Edit: OK, the weirdness factor for me has gone off the charts. Now, everything works in all situations I described below 10 mins later.

I tried everything I did below several times, you know, measure three times cut one and all that jazz.

I have three witness who saw the issue and agreed there's something up here.

Unless somehow three people have misconstrued events in the worst possible way, which is possible but improbable, then there must have been some kind of strange electrical anomaly.

Well, ohm my - short of an electrical fault in the building, I'm at a loss.

Still, if anybody has a clue why this might happen, please enlighten me.

Location: UK (so UK plug sockets)

A really odd problem I'm trying to figure out, the complete lack of sense it makes is doing my electrically-uninformed head in.

OK, so in our office, we've got a whole bunch of Macs. I use an iMac.

My colleague has a MacBook Air.

If I plug the charger for the MacBook air directly into the wall socket, it works fine.

However, if I then plug the same charger into a socket in a typical domestic 4-gang extension lead, it doesn't charge - with NOTHING else plugged into the wall outlet, or the 4-gang extension.

If I plug my monitor, or iMac into the same socket on the same extension cable plugged into the same wall socket, it works fine.

MacBook Air charge, negatory. Same socket, same extension, same wall socket.

Thinking there was something weird about the 4-gang extension cable, I found another more industrial looking reel-wound extension cable, again with four sockets. Same problem. Again, both my iMac and monitor work when in the same socket of the same extension cable, in the same wall outlet.

By this point, one could safely assume that the charger itself is a dud. Unfortunately, life is not so simple.

If I go across the room to where another colleague has their MacBook Pro working just fine and dandy, and plug in the same MacBook Air charger into the known-good socket in my other colleagues extension (his charger was not plugged directly into a wall-socket, but a 6-gang extension with every other plug socket in use), it all works just fine - as expected, no surprise there. In an extension cable, not the wall socket!

Further, I found another two MagSafe 2 chargers that also work in my other colleagues extension, and then plug them into one of the two extensions leads that I previous has zero luck with, the same problem occurs. No luck. Nada.

I've repeated the process with the other 2 MagSafe chargers, and I get the same problem.

They just don't work when plugged into some extension cables, but all work just fine when plugged into the same wall-socket the extensions were plugged into, or my other colleagues extension.

Again, my iMac (and my phone charger, and my monitor) does indeed work in the same socket of the same extension cable plugged into the same wall-socket.

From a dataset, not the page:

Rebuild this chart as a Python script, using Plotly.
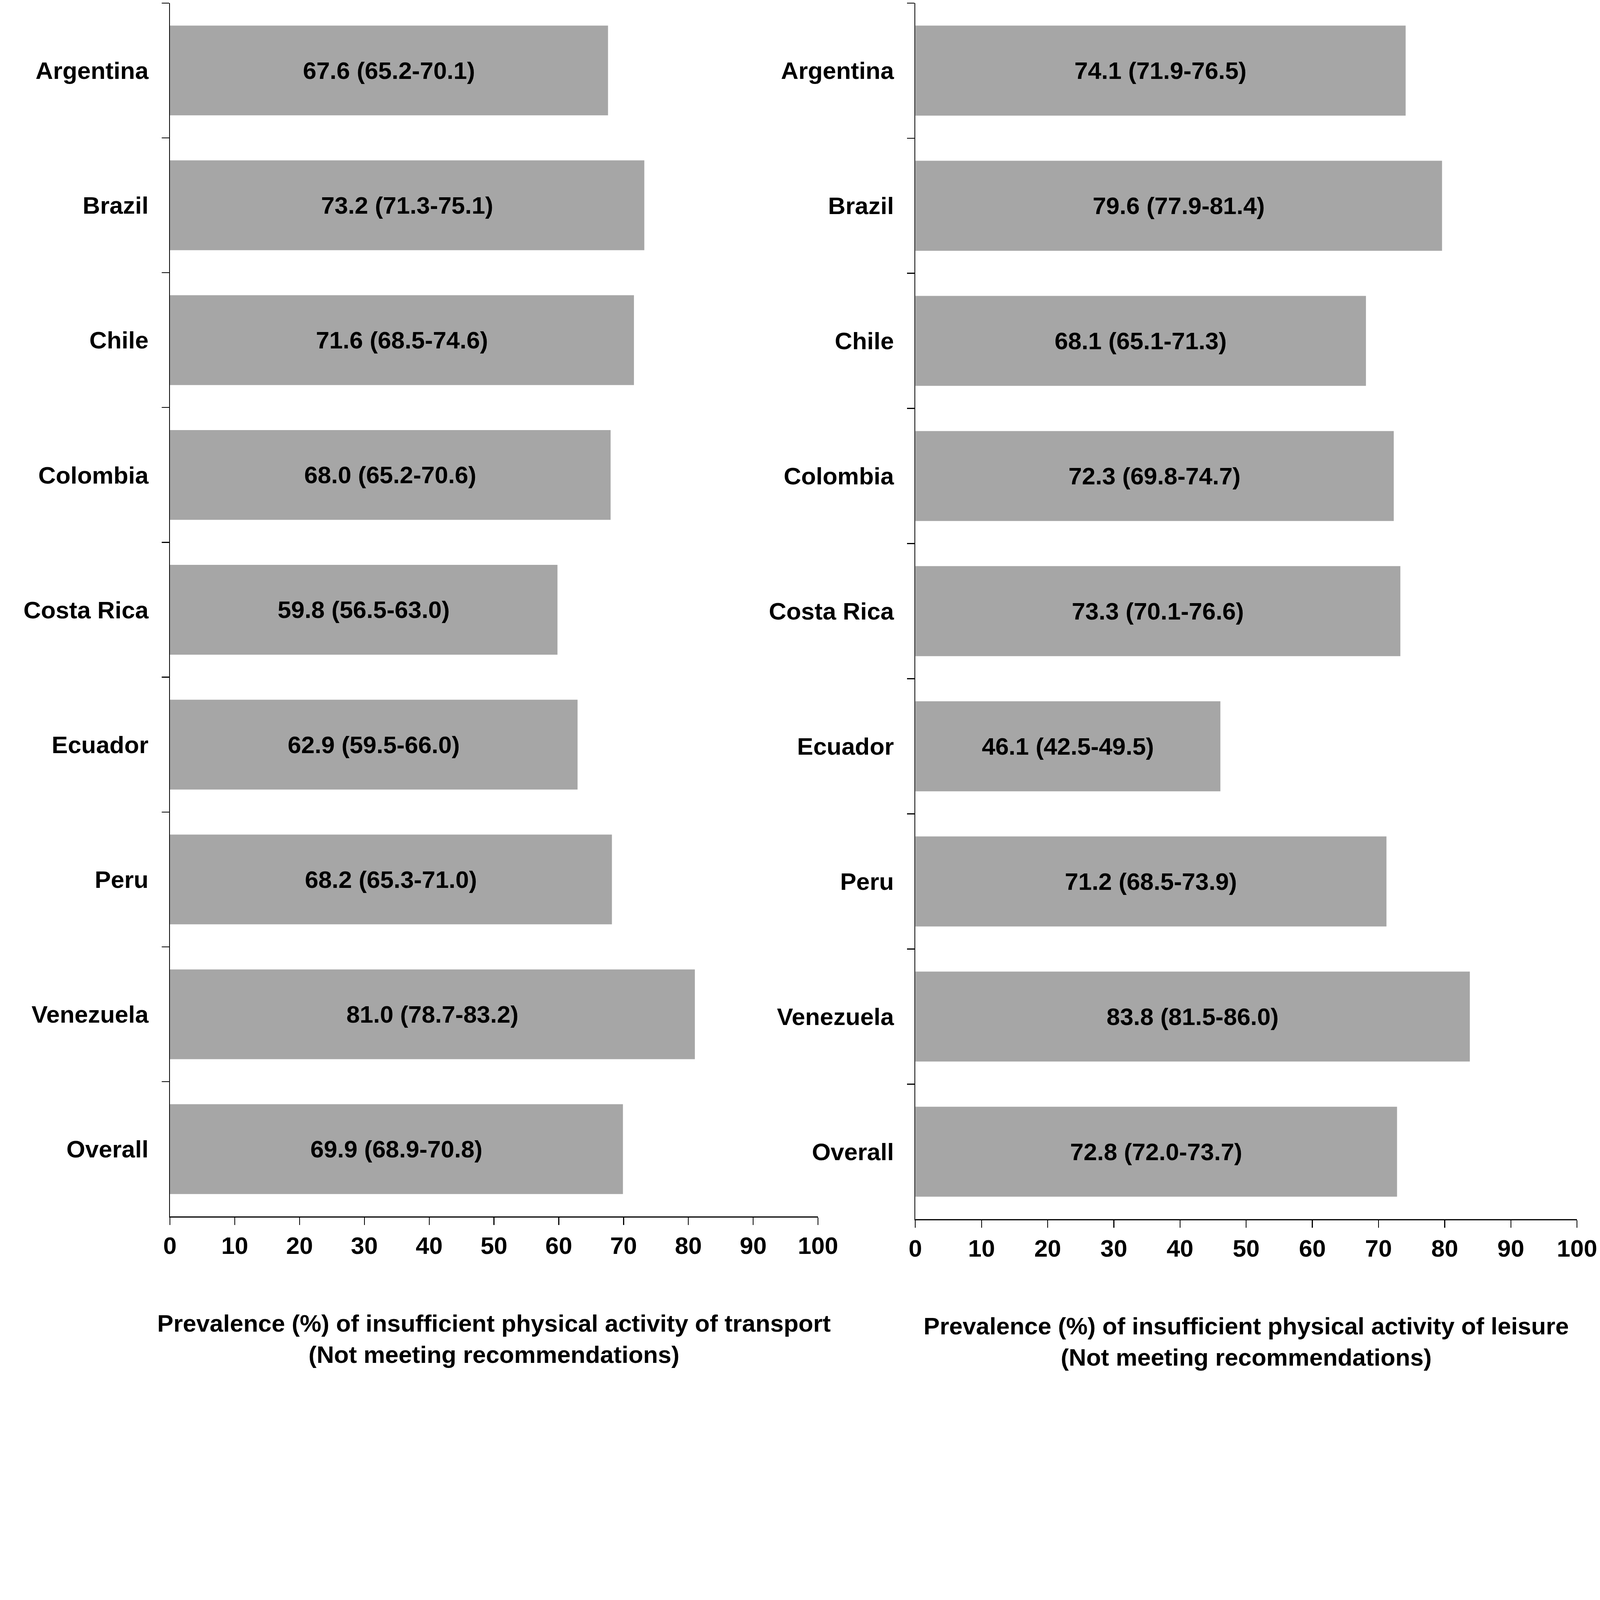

I'm really confused about what is causing this, it seems clear that there's some difference in how the two extensions I've tried (and failed with) work, and my other colleagues extension, in which the MagSafe charger does work.

Surely there can't be two types of UK extension? There's only one type of wall-socket, as far as I know!

It is also clear that the iMac is not subject to the same problem, because that works fine in literally all sockets mentioned above.

If anybody knows why this is happening, I would absolutely love an explanation. I cannot accept this as a reality until I know why this happens! :-p

I've tried Googling, but if you even hint at "MacBook charger not working", you are absolutely inundated with irrelevant results.


  • Obviously, the charger and extension cable work - I am guessing that the cable you have has some sort of protection against ungrounded devices which the Magsafe charger isn't. See this answer for more details on this: apple.stackexchange.com/a/10563/119271
    – Allan
    Jan 8 '20 at 17:32
  • Is there any model info for your extension cable?
    – Allan
    Jan 8 '20 at 17:33
  • Are you using the "extra length" of cable from the power brick, or do you have the plug directly on the brick? The latter is not earthed correctly. Socket splitters often have extra circuit breakers built in.
    – benwiggy
    Jan 8 '20 at 17:47
  • Grab a mains tester from B&Q (max a tenner) & make certain there’s no polarity issue.
    – Tetsujin
    Jan 8 '20 at 18:41
  • @Allan, one of the extension leads I tried is a generic cheap thing with a fuse in it, and no other information. The other one is an old Homebase brand reel-wound 50m extension, it says it has a thermal cut out with a little red button to reset it after letting it cool down, but no other information. So perhaps as benwiggy said above, they both do have circuit breakers built in but don't say so and there was some fault somewhere along the line.